WHAT THE EXERCISE ASKS –
Reproduce all of the data exactly, with no line skipped.

━━ DATASET EXCERPT ━━

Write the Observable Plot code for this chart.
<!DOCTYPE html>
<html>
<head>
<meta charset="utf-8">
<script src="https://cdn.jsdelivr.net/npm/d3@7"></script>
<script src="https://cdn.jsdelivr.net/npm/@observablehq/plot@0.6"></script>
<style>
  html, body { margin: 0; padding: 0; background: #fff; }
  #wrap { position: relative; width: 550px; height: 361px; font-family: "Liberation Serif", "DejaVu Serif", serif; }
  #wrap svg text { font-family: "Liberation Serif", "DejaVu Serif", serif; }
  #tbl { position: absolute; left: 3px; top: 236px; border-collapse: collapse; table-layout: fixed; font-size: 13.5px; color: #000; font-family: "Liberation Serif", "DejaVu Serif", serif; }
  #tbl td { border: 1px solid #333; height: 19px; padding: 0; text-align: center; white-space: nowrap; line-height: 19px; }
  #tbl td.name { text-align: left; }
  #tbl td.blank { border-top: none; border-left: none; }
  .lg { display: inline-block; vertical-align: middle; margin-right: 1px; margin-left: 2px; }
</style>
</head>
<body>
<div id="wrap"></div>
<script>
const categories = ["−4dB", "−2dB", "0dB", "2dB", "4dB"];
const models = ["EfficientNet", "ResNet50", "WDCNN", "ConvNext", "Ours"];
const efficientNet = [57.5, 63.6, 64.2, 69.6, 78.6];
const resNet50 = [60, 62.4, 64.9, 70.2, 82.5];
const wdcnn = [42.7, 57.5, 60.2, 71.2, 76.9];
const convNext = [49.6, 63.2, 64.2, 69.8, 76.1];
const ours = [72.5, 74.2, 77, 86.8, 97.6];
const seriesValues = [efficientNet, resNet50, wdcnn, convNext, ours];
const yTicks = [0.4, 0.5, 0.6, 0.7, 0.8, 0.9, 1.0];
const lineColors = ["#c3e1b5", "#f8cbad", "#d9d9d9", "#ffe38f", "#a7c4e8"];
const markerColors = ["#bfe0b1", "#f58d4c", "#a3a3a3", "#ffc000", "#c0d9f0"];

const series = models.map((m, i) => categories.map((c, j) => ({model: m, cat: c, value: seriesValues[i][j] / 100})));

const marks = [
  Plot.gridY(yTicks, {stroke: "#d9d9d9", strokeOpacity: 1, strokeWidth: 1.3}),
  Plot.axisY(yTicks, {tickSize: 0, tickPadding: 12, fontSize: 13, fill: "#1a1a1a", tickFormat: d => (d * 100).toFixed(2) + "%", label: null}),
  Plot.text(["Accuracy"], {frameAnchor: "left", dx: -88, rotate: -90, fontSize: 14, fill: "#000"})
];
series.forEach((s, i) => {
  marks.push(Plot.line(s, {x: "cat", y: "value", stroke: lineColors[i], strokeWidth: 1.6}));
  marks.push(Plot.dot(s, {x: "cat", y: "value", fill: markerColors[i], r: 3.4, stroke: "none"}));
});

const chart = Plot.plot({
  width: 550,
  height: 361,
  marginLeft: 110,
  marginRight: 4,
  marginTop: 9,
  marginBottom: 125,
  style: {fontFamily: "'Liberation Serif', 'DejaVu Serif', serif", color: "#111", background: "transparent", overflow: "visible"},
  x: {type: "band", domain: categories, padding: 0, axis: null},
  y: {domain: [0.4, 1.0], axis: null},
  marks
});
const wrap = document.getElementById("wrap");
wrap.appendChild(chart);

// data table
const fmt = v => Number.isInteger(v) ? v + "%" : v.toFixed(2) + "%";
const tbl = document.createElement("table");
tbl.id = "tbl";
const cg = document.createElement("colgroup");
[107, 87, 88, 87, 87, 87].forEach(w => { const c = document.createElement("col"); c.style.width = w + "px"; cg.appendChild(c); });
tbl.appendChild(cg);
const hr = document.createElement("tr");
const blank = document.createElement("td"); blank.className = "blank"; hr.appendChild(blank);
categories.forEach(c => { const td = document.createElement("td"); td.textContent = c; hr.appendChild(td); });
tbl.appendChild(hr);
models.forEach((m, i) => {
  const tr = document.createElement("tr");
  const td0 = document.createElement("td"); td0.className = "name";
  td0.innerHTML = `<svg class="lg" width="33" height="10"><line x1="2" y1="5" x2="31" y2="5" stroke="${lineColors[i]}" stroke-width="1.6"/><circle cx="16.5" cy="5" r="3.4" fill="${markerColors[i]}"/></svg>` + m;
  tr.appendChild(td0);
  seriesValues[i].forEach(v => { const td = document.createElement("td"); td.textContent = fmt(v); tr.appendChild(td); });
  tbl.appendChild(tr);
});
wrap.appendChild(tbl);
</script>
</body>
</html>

━━━

THE RESULT –
Write the Observable Plot code for this chart.
<!DOCTYPE html>
<html>
<head>
<meta charset="utf-8">
<script src="https://cdn.jsdelivr.net/npm/d3@7"></script>
<script src="https://cdn.jsdelivr.net/npm/@observablehq/plot@0.6"></script>
<style>
  html, body { margin: 0; padding: 0; background: #fff; }
  #wrap { position: relative; width: 550px; height: 361px; font-family: "Liberation Serif", "DejaVu Serif", serif; }
  #wrap svg text { font-family: "Liberation Serif", "DejaVu Serif", serif; }
  #tbl { position: absolute; left: 3px; top: 236px; border-collapse: collapse; table-layout: fixed; font-size: 13.5px; color: #000; font-family: "Liberation Serif", "DejaVu Serif", serif; }
  #tbl td { border: 1px solid #333; height: 19px; padding: 0; text-align: center; white-space: nowrap; line-height: 19px; }
  #tbl td.name { text-align: left; }
  #tbl td.blank { border-top: none; border-left: none; }
  .lg { display: inline-block; vertical-align: middle; margin-right: 1px; margin-left: 2px; }
</style>
</head>
<body>
<div id="wrap"></div>
<script>
const categories = ["−4dB", "−2dB", "0dB", "2dB", "4dB"];
const models = ["EfficientNet", "ResNet50", "WDCNN", "ConvNext", "Ours"];
const efficientNet = [57.5, 63.6, 64.2, 69.6, 78.6];
const resNet50 = [60, 62.4, 64.9, 70.2, 82.5];
const wdcnn = [42.7, 57.5, 60.2, 71.2, 76.9];
const convNext = [49.6, 63.2, 64.2, 69.8, 76.1];
const ours = [72.5, 74.2, 77, 86.8, 97.6];
const seriesValues = [efficientNet, resNet50, wdcnn, convNext, ours];
const yTicks = [0.4, 0.5, 0.6, 0.7, 0.8, 0.9, 1.0];
const lineColors = ["#c3e1b5", "#f8cbad", "#d9d9d9", "#ffe38f", "#a7c4e8"];
const markerColors = ["#bfe0b1", "#f58d4c", "#a3a3a3", "#ffc000", "#c0d9f0"];

const series = models.map((m, i) => categories.map((c, j) => ({model: m, cat: c, value: seriesValues[i][j] / 100})));

const marks = [
  Plot.gridY(yTicks, {stroke: "#d9d9d9", strokeOpacity: 1, strokeWidth: 1.3}),
  Plot.axisY(yTicks, {tickSize: 0, tickPadding: 12, fontSize: 13, fill: "#1a1a1a", tickFormat: d => (d * 100).toFixed(2) + "%", label: null}),
  Plot.text(["Accuracy"], {frameAnchor: "left", dx: -88, rotate: -90, fontSize: 14, fill: "#000"})
];
series.forEach((s, i) => {
  marks.push(Plot.line(s, {x: "cat", y: "value", stroke: lineColors[i], strokeWidth: 1.6}));
  marks.push(Plot.dot(s, {x: "cat", y: "value", fill: markerColors[i], r: 3.4, stroke: "none"}));
});

const chart = Plot.plot({
  width: 550,
  height: 361,
  marginLeft: 110,
  marginRight: 4,
  marginTop: 9,
  marginBottom: 125,
  style: {fontFamily: "'Liberation Serif', 'DejaVu Serif', serif", color: "#111", background: "transparent", overflow: "visible"},
  x: {type: "band", domain: categories, padding: 0, axis: null},
  y: {domain: [0.4, 1.0], axis: null},
  marks
});
const wrap = document.getElementById("wrap");
wrap.appendChild(chart);

// data table
const fmt = v => Number.isInteger(v) ? v + "%" : v.toFixed(2) + "%";
const tbl = document.createElement("table");
tbl.id = "tbl";
const cg = document.createElement("colgroup");
[107, 87, 88, 87, 87, 87].forEach(w => { const c = document.createElement("col"); c.style.width = w + "px"; cg.appendChild(c); });
tbl.appendChild(cg);
const hr = document.createElement("tr");
const blank = document.createElement("td"); blank.className = "blank"; hr.appendChild(blank);
categories.forEach(c => { const td = document.createElement("td"); td.textContent = c; hr.appendChild(td); });
tbl.appendChild(hr);
models.forEach((m, i) => {
  const tr = document.createElement("tr");
  const td0 = document.createElement("td"); td0.className = "name";
  td0.innerHTML = `<svg class="lg" width="33" height="10"><line x1="2" y1="5" x2="31" y2="5" stroke="${lineColors[i]}" stroke-width="1.6"/><circle cx="16.5" cy="5" r="3.4" fill="${markerColors[i]}"/></svg>` + m;
  tr.appendChild(td0);
  seriesValues[i].forEach(v => { const td = document.createElement("td"); td.textContent = fmt(v); tr.appendChild(td); });
  tbl.appendChild(tr);
});
wrap.appendChild(tbl);
</script>
</body>
</html>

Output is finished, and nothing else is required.